Latino-Owned Businesses: “Shining a Light on National Trends”

Article from The Federal Reserve Bank of New York

Latino-owned businesses are growing in number and importance to the American economy. Contributing more than $700 billion in sales to the economy annually, they are also an important source of employment as sole proprietors and as firms with employees on payroll.

The 2012 U.S. Census Survey of Business Owners estimated that Latino-owned firms have 2.3 million employees on payroll, a number that by several counts has grown since the survey’s release. One in four new businesses, traditionally key sources of new jobs, is now Latino-owned. Quite simply, small business growth is tied to the fortunes of Latino-owned businesses.

Yet, research also shows that Latino-owned firms face significant growth barriers. Estimates from the Stanford Latino Entrepreneurship Initiative (SLEI) highlight that only three percent of Latino-owned businesses grow to $1,000,000 or more in annual revenues, compared to six percent of white-owned businesses. In short, despite impressive numbers of startups, Latino-owned firms tend to stay small.

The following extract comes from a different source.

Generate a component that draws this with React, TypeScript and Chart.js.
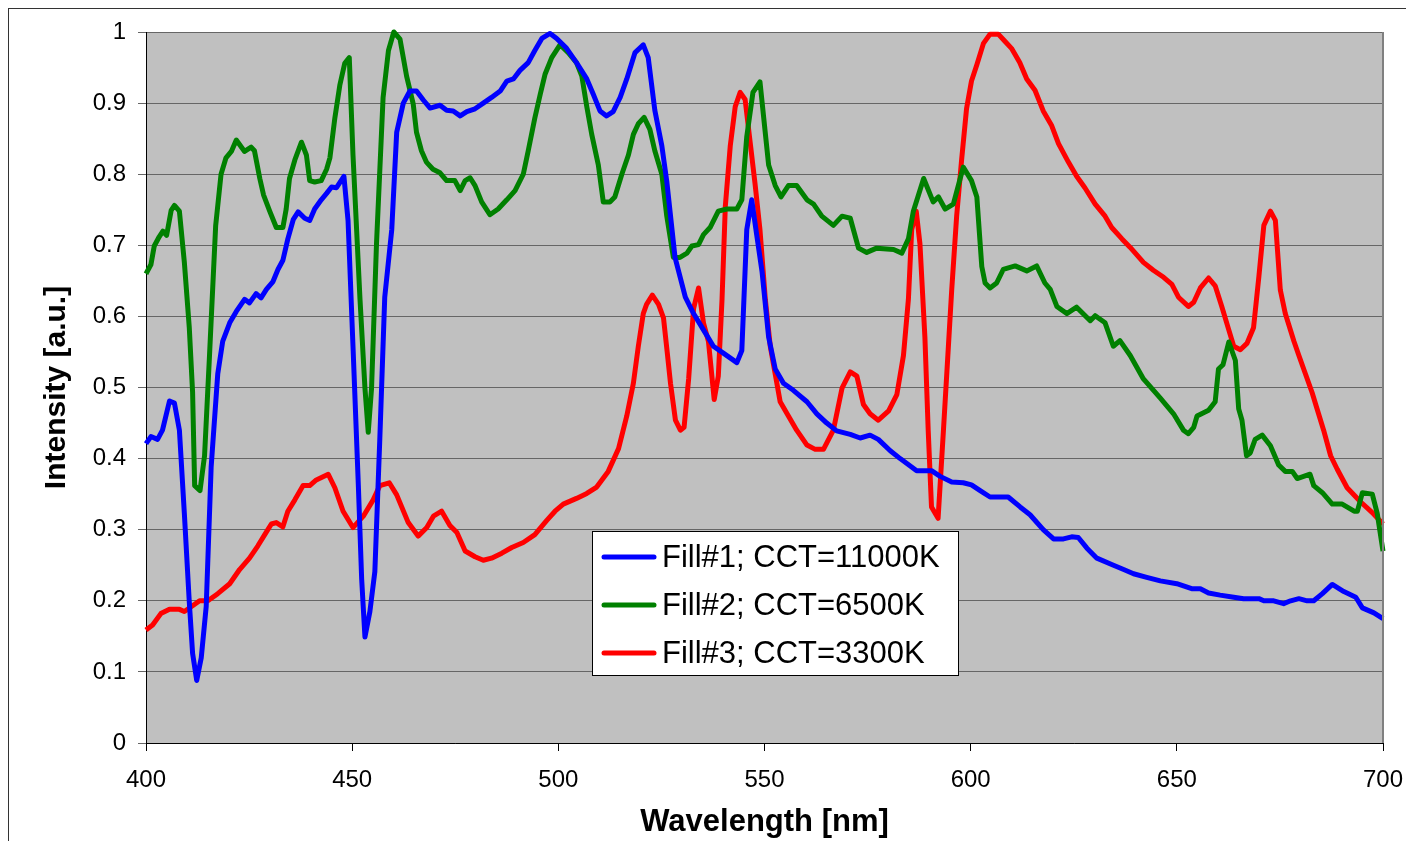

This report builds on earlier work from SLEI and the Aspen Institute to probe firm-level and environmental-level growth factors that influence Latino business performance. By comparing Latino-owned firms to non-Latino white-owned firms, unscaled Latino-owned firms to scaled firms, and metro areas of relatively strong Latino entrepreneurship to those with smaller shares of Latino-owned businesses, we are able to discern the most acute challenges and begin to highlight remedies to these challenges.

This report’s goal is to focus attention on potential investments at the firm- and community-level that will advance Latino business growth. It draws on analysis of U.S. Census Bureau data, surveys from SLEI and the Federal Reserve Banks, interviews with the owners of scaled and unscaled Latino-owned firms as part of a research collaboration between Stanford Graduate School of Business, the Federal Reserve Bank of New York, and Interise.